Back when hitting 140km/h while overtaking wasn’t going to cost your licence, the manual wasn’t all that serious about having one. Circumstances today are different. With the 65 litre tank costing $1.60-1.80 per litre to refill (98 Premium is necessary) and draining itself at a rate approaching 22lt/100km a GTS doesn’t need to go very far at all for it to chew through $100 worth of fuel.
ON THE ROAD
All-coil suspension had been the mainstay of General Motors’ mid and large-sized cars for many years however the parent company
“ON ROUGHER, TIGHTER ROADS THE HQ’S UNDERSTEER BECAME MORE PRONOUNCED”
avoided replacing rear leaf springs with coils in its Monaro-sized Camaro and Firebird. In Australia the decision to change was taken with effect across the HQ passenger car range and that included the Monaro. In some respects the softer feel made HQ and later Monaros easier to drive than big-engined HK-HG versions but on rougher, tighter roads the HQ’s understeer became more pronounced.
Buyers who couldn’t abandon the notion that cars like theirs should still be gridding up for the annual Bathurst stoush would naturally gravitate towards the manual HQ.Those who would rarely see an unrestricted road more often went for an auto with power steering and perhaps an air-conditioner and still enjoyed themselves. Road test writers praised the GTS seats for comfort but they surely could not have been including lateral grip in their evaluation because there is none.
Throw an HQ into a bend fast enough to induce tyre squeal and the flat vinyl seats with their optional ‘houndstooth’ cloth inserts would try to dump driver and passenger into the same corner of the cabin. Seat belts were supplied but in those days their use was a suggestion not a rule. Today’s inertia reel belts are a big help.

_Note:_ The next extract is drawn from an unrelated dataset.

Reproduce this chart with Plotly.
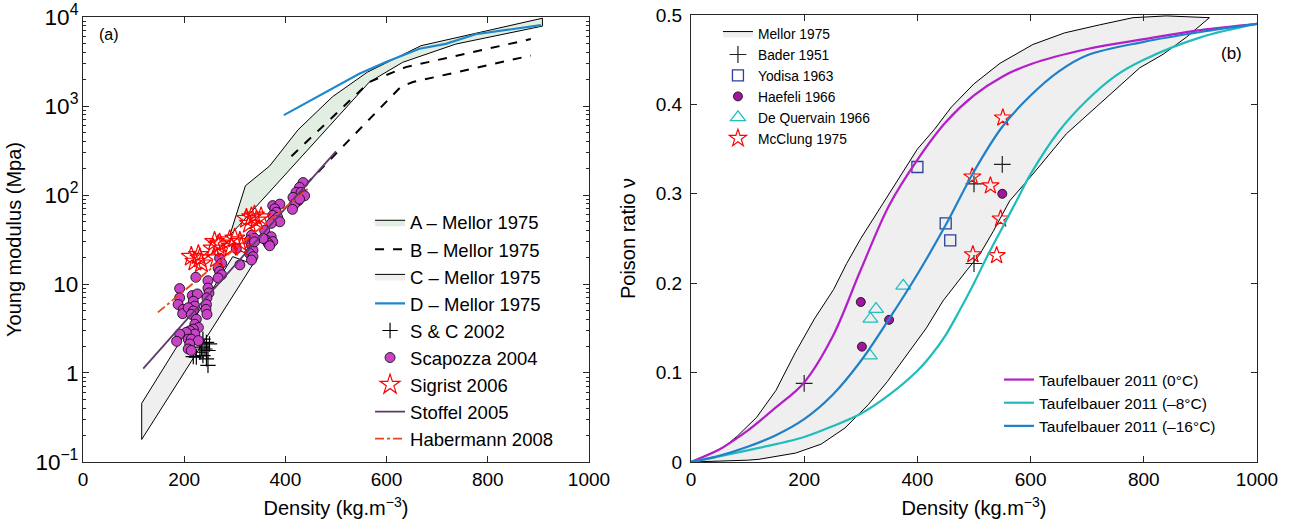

Visibility, especially in two-door cars, is outstanding although you do need to take a bit of a guess when parking as to where the edge of the boot lid is.
The coupe doors are huge and heavy and if they don’t close without being lifted you might be facing problems with the hinge boxes. Occupants who in the back of a Hardtop XA Falcon could see almost nothing enjoy a very decent view from the back seat of a two-door HQ. Those who choose the sedan as platform for their ‘350’ powertrain miss out on the panoramic views but do enjoy similarly generous levels of leg-room.
Headlights are poor for a car with the performance potential of a GTS and an upgrade to halogens is worthwhile, even if the car will rarely leave the suburbs. Brakes are a bigger issue and can’t be improved significantly without compromising the authenticity of now-valuable vehicles. Looking back to magazine tests when the HQ was new shows heavy weight transfer under maximum braking effort and locking of front and rear wheels – apparently quite at random depending on surface imperfections.
A remedy for the nose-down antics can be found at your local suspension centre while better-quality pads can slow the rate at which heat affects brake performance. However for really top stopping performance the only answer is a switch to rear-wheel discs.